I want to start this post with a nod to Vannevar Bush. It’s astounding to see how prescient he was on the coming technological revolution. His appreciation for how data storage, photography, and computers would grow geometrically in sophistication is amazing. It is notable as well to point out that his musings on the impact of technology were written a month before the Hiroshima bomb was dropped. One wonders how this knowledge would have changed the obvious awe with which he pondered this revolution in technology.
The Cohen, Hockey, and Rosenzweig articles all deal with the various aspects of the history and future of the digital world. It is telling that Cohen, for instance, points out that the early history websites were initiated by amateur historians, not professionals. Thus, from the beginning, the debate in the historical field has swirled around “credentials” and who is or isn’t a “legitimate” source of information or commentary. Many of us have read Wikipedia entries, for instance, that are frustrating because they are either factually incorrect or thematically bland to avoid controversy. Regarding Cohen’s discussion of digitizing historical resources, however, I have to admit I could not have as quickly completed a master’s thesis based partly on the Official Records of the Civil War without the Making of America site digitizing and indexing this huge work. Susan Hockey also discusses this democratizing of historical resources. I agree with her that the wider dissemination of this vast cultural heritage will have far-reaching consequences.

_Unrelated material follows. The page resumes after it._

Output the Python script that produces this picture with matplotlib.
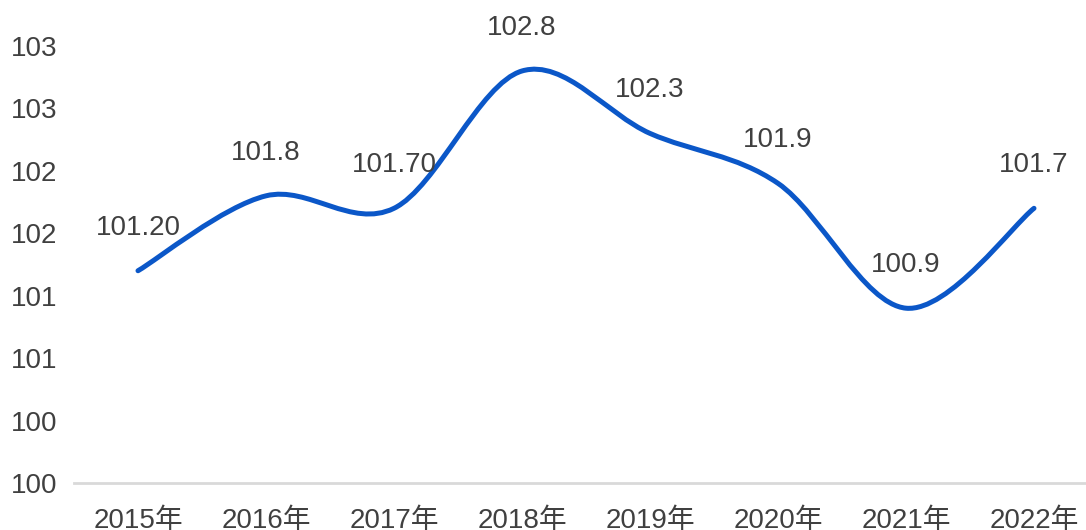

Finally, the Rosenzweig article must be troubling for anyone interested in the topic of preserving the digital record for future generations. I really had not fully considered the import of not just changing forms of media (magnetic tape, cd’s), but also the loss of machines capable of reading them. I’ve been doing this long enough that essays I wrote on my Mac vintage late 1990s are now inaccessible to me. Granted, most of what I wrote was garbage, but you get the point. Advances in computer technologies give us a false sense of confidence that everything is being preserved, when, as Rosenzweig points out, much of this stored data has a shelf life of not much more than a few years. A sense of almost panic imbues Rosenzweig’s essay and rightly so. The irony that a paper copy of a document might survive centuries in a basement somewhere, whereas my Word document from a few years ago is inaccessible to me should not be lost on the historical community.